--- BEGIN ---

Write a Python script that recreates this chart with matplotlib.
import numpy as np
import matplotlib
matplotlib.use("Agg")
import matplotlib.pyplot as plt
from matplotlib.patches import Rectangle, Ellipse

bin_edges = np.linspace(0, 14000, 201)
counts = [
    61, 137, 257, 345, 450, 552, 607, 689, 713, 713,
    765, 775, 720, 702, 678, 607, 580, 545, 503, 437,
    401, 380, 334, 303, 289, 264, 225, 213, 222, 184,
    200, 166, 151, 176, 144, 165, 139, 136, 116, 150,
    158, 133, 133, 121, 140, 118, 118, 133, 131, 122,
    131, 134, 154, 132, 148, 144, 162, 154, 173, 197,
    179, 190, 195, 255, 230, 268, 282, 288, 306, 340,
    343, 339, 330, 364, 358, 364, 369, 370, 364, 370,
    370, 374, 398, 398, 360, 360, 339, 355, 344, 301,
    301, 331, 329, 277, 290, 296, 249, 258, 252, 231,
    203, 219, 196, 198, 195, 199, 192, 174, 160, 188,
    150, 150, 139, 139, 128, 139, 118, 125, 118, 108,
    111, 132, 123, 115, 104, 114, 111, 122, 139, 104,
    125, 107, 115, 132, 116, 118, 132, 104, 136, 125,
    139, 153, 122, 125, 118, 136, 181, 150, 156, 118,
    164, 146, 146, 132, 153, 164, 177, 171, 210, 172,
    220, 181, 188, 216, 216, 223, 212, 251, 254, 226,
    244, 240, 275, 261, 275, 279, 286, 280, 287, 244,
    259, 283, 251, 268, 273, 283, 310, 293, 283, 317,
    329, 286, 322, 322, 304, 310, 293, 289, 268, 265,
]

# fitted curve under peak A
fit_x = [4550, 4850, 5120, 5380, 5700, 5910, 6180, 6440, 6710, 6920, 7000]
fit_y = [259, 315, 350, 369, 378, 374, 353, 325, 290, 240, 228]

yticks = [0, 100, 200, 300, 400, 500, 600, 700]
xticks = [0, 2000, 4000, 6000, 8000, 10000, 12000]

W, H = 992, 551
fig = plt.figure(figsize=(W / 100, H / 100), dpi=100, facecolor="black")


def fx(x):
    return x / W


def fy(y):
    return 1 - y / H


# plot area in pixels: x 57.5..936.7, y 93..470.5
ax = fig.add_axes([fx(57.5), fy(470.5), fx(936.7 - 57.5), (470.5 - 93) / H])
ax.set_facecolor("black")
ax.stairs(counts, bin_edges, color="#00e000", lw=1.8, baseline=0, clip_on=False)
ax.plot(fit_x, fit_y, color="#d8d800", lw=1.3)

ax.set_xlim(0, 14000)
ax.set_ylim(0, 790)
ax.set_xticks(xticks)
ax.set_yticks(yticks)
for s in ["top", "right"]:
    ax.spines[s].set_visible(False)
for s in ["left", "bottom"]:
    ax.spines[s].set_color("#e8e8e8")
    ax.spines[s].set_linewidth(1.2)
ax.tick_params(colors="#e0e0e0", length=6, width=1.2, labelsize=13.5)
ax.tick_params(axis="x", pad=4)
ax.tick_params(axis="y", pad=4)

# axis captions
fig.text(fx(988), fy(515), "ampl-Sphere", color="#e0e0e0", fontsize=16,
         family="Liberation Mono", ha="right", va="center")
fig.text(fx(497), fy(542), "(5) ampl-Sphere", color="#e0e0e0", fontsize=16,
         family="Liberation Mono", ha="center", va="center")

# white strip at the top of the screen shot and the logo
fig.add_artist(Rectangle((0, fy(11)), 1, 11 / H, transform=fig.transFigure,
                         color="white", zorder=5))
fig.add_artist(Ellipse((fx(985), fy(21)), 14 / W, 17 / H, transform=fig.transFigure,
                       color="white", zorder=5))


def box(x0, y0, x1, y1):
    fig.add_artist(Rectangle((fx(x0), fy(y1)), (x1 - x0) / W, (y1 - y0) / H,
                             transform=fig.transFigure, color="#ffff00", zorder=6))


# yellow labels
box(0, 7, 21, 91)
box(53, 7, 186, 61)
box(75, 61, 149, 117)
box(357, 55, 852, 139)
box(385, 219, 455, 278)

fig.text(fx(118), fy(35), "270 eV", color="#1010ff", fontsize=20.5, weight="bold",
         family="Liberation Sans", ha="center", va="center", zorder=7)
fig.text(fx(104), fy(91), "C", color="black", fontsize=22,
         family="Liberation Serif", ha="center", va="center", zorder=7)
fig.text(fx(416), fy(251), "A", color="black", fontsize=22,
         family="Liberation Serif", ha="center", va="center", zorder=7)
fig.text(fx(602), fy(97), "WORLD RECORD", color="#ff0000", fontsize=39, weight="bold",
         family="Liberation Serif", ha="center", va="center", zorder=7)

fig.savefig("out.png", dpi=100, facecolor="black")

--- END ---

Written exercise: Up to and including the line with "from matplotlib.patches import", repeat the data exactly, starting from its first line; nothing else belongs in the response.

Answer to the problem:
Write a Python script that recreates this chart with matplotlib.
import numpy as np
import matplotlib
matplotlib.use("Agg")
import matplotlib.pyplot as plt
from matplotlib.patches import Rectangle, Ellipse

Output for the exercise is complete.